▸ Written problem: Reproduce every line in the listing that contains the word "this".

▸ Exercise input:

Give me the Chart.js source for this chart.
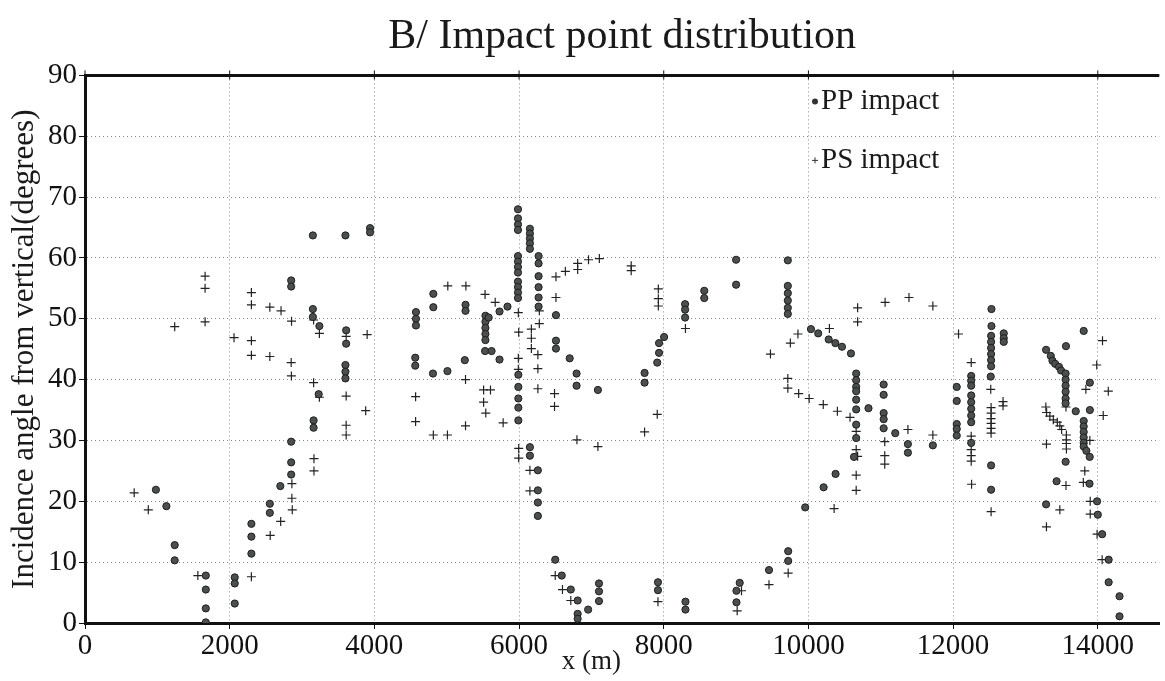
---
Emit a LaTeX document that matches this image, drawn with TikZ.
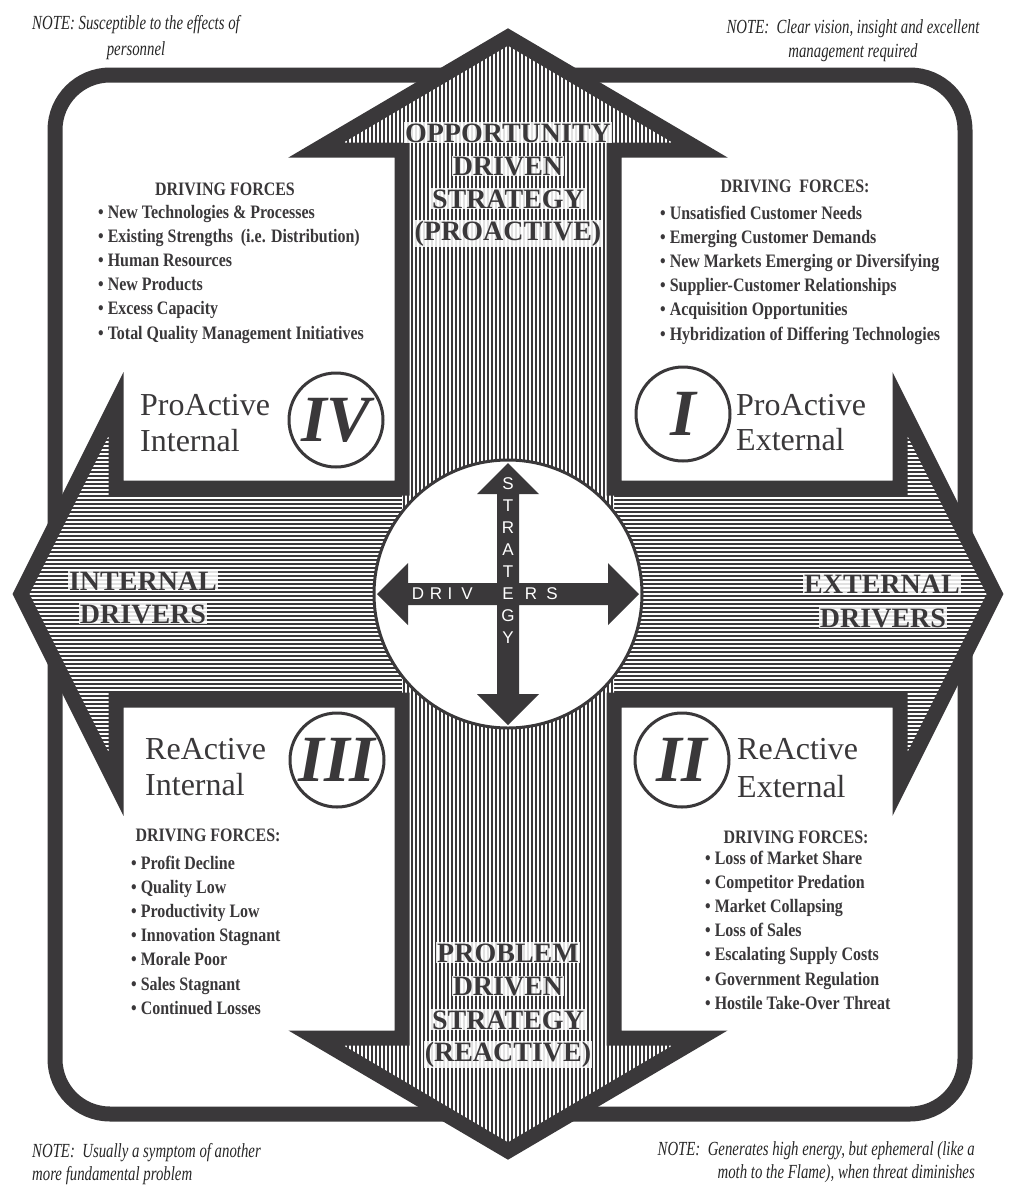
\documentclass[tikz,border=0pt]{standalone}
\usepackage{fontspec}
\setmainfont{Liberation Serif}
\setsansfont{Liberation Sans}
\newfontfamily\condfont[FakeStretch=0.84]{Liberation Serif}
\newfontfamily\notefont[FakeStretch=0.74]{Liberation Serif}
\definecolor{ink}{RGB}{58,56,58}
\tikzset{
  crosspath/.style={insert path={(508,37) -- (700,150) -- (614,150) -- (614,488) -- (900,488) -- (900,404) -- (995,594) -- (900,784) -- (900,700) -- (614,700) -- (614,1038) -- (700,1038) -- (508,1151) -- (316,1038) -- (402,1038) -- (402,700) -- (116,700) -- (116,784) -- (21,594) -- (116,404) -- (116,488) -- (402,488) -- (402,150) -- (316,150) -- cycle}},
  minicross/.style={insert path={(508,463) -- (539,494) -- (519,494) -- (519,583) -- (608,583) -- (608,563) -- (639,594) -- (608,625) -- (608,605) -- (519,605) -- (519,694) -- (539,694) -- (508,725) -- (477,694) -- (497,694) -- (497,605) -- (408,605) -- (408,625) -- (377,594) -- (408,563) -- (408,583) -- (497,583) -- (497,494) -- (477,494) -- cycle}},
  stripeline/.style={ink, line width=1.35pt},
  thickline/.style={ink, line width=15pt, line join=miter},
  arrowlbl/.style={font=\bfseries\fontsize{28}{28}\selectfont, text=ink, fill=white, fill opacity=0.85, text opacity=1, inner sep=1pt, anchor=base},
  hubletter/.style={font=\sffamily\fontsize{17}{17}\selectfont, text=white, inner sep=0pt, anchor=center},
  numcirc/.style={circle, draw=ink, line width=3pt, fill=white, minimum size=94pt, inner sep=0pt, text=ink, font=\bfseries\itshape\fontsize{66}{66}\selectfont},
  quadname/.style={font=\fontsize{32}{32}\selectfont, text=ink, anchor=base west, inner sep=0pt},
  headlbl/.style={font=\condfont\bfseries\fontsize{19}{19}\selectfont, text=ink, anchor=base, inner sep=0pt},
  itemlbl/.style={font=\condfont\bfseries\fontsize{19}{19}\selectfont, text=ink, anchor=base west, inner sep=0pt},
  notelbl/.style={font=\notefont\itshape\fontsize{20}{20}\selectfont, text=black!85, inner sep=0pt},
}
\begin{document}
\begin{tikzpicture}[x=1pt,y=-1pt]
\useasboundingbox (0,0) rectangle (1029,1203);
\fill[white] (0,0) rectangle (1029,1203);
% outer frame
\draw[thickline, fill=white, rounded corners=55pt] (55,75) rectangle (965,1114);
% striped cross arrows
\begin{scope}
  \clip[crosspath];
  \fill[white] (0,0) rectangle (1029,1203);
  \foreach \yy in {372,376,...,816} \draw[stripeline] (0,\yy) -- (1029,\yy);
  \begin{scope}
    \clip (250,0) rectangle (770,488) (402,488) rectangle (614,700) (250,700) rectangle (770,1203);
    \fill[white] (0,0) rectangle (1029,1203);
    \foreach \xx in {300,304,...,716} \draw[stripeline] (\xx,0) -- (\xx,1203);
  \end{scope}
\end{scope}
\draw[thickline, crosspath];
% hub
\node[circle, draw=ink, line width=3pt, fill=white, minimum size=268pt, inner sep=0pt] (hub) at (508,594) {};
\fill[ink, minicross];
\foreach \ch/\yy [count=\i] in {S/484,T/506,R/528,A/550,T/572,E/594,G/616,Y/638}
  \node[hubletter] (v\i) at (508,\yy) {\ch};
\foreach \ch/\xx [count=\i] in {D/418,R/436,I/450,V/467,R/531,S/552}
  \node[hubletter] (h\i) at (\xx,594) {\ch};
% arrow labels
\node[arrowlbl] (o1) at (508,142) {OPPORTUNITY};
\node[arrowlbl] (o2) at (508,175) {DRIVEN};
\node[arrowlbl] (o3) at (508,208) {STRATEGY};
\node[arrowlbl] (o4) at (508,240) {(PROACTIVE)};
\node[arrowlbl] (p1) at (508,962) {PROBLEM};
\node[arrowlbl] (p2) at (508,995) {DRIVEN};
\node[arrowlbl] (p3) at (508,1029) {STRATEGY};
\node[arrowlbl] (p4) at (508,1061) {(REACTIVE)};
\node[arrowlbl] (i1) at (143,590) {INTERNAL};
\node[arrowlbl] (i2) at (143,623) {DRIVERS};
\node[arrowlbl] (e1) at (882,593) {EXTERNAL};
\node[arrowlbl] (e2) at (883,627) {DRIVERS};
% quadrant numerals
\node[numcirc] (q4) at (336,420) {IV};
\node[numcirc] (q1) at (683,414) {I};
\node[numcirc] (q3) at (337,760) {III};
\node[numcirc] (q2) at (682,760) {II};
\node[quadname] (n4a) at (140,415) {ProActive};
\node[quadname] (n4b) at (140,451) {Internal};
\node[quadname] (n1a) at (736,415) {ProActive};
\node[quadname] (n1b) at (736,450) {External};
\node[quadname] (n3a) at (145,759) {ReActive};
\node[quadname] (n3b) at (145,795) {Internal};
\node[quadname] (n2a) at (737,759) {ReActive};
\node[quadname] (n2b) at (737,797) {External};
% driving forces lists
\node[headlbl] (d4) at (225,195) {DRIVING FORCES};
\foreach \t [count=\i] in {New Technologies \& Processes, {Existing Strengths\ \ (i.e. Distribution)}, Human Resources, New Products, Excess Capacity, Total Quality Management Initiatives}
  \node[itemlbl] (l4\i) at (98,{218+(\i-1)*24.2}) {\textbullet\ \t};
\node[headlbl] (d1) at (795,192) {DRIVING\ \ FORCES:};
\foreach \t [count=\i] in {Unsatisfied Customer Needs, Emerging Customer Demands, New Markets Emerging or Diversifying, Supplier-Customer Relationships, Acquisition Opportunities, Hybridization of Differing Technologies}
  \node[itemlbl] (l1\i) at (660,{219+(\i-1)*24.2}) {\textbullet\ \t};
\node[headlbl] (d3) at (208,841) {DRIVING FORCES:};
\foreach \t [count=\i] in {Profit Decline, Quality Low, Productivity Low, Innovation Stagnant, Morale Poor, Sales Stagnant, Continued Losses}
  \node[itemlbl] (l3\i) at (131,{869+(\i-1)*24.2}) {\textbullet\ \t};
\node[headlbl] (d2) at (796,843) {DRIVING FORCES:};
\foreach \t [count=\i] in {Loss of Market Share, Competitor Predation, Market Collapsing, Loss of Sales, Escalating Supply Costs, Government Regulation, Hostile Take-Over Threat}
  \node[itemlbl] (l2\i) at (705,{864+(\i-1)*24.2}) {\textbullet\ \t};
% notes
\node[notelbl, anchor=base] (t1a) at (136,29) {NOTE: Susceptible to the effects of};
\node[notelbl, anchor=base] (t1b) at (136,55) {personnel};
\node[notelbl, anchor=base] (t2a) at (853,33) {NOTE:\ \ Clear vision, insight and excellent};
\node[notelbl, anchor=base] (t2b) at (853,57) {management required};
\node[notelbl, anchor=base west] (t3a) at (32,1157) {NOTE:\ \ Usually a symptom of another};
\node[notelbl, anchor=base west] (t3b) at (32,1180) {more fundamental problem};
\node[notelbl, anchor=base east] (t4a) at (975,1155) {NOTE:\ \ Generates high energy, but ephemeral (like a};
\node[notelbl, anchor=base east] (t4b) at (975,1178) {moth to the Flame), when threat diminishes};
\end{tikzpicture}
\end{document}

▸ Task solution:
Give me the Chart.js source for this chart.
Emit a LaTeX document that matches this image, drawn with TikZ.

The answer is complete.